Usually the 16-year-old behind the counter at your favorite fast food establishment isn’t trying to up-sell you and get you to order the more expensive burger on the menu. They don’t care; they’re getting paid by the hour. In fact, they will often go out of their way to help you if there is a cheaper way to order what you want. Well, according to the latest TIGTA report, the 16-year-old at the burger joint may be better with customer service, in some respects, than the IRS.
The latest TIGTA report delves into the Streamlined Installment Agreement (SIA) program. The IRS is not being consistent in their approach to SIAs and are failing in three key areas. One of the failures that TIGTA identified was that IRS representatives are not apprising taxpayers of a less expensive alternative: the “extension to pay.”

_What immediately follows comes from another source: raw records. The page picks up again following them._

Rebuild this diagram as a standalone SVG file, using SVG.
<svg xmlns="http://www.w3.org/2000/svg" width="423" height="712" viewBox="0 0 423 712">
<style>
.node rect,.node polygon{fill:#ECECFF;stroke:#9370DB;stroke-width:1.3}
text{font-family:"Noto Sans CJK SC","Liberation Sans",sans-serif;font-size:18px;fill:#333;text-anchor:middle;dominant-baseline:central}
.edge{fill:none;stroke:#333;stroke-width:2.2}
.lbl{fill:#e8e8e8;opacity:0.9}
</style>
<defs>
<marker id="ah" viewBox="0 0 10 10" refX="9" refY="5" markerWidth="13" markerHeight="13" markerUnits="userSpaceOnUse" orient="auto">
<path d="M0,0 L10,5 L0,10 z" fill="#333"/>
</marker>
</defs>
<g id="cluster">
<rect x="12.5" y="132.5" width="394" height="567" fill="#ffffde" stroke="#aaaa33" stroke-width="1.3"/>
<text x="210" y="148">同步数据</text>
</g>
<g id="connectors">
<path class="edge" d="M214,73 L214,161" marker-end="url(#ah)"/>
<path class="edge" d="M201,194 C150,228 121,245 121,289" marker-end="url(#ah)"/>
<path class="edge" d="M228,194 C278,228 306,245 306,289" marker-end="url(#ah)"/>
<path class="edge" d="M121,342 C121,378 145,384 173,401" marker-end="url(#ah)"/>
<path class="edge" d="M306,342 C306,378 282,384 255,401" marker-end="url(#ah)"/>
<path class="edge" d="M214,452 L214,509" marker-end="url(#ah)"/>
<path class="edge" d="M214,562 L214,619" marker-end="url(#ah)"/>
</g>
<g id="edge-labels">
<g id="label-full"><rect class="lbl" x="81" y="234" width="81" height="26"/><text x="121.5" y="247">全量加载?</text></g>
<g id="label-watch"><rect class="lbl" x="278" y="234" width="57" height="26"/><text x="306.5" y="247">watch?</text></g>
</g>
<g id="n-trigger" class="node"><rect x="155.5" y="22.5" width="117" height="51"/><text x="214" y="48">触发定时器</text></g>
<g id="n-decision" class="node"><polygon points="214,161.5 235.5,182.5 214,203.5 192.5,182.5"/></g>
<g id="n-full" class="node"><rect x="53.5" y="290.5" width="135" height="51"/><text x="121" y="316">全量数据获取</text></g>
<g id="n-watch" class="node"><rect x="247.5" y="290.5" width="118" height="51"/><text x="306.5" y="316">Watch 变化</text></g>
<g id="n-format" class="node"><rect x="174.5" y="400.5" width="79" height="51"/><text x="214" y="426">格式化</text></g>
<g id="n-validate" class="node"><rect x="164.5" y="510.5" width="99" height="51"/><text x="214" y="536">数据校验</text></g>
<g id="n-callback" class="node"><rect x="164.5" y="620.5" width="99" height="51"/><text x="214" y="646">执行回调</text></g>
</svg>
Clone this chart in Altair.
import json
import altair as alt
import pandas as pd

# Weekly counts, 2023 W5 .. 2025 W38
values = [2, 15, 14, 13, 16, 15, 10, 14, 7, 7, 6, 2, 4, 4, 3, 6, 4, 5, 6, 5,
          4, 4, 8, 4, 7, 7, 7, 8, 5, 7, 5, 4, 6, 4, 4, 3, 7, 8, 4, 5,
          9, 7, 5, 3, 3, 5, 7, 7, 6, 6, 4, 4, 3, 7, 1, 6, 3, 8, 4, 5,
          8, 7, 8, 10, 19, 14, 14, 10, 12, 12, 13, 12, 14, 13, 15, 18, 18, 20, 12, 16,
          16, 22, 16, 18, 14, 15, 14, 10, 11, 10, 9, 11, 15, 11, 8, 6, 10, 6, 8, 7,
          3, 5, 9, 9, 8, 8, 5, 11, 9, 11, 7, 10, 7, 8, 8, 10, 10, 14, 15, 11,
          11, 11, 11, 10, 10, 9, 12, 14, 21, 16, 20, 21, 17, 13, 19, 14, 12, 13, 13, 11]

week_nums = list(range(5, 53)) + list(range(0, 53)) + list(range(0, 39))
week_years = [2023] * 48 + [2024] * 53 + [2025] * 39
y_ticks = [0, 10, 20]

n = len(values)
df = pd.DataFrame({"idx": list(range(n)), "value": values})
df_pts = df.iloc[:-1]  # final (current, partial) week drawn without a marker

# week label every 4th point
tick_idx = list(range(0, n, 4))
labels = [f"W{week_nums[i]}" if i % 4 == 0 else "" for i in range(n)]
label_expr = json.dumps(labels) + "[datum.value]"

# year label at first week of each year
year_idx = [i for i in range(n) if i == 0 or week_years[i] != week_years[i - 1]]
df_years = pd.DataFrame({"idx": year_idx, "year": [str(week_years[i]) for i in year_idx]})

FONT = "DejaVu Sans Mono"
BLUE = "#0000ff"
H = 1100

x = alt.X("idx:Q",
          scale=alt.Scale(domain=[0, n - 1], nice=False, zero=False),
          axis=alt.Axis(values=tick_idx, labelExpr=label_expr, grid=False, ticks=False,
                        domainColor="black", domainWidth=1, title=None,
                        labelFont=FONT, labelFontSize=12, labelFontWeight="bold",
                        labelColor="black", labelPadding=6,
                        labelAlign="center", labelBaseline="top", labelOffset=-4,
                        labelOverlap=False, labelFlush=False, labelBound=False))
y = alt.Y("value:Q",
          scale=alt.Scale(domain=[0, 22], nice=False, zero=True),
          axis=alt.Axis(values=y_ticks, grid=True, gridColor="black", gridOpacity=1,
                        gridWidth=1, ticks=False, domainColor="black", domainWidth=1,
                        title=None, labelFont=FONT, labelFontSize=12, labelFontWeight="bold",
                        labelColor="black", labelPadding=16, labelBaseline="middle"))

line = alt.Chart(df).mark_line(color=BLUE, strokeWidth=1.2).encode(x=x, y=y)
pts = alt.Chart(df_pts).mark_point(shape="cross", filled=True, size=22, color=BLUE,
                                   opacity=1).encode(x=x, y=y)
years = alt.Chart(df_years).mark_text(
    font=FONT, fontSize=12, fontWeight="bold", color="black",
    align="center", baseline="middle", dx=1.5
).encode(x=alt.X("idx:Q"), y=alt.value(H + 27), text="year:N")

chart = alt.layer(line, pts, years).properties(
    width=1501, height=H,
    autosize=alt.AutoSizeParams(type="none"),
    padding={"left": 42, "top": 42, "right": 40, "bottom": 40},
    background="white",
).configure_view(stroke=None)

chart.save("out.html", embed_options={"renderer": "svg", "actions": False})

It costs $150 to set up an installment agreement — this is a non-refundable user fee. But if the balance is low enough to be paid off in 120 days or less, then an installment agreement is not necessary. If the balance can be paid in 120 days, the IRS will normally agree to an “extension to pay” and the taxpayer can avoid the $150 fee. If an IRS representative knows that the balance can be paid off in 120 days, then the representative should steer the taxpayer towards the extension to pay rather than the SIA, or at least notify them of the option. As part of their audit, TIGTA found over $1 million in fees that could have been avoided by the extension to pay alternative.
Unfortunately the old adage, “They don’t care; they’re getting paid by the hour” correctly describes some IRS reps too.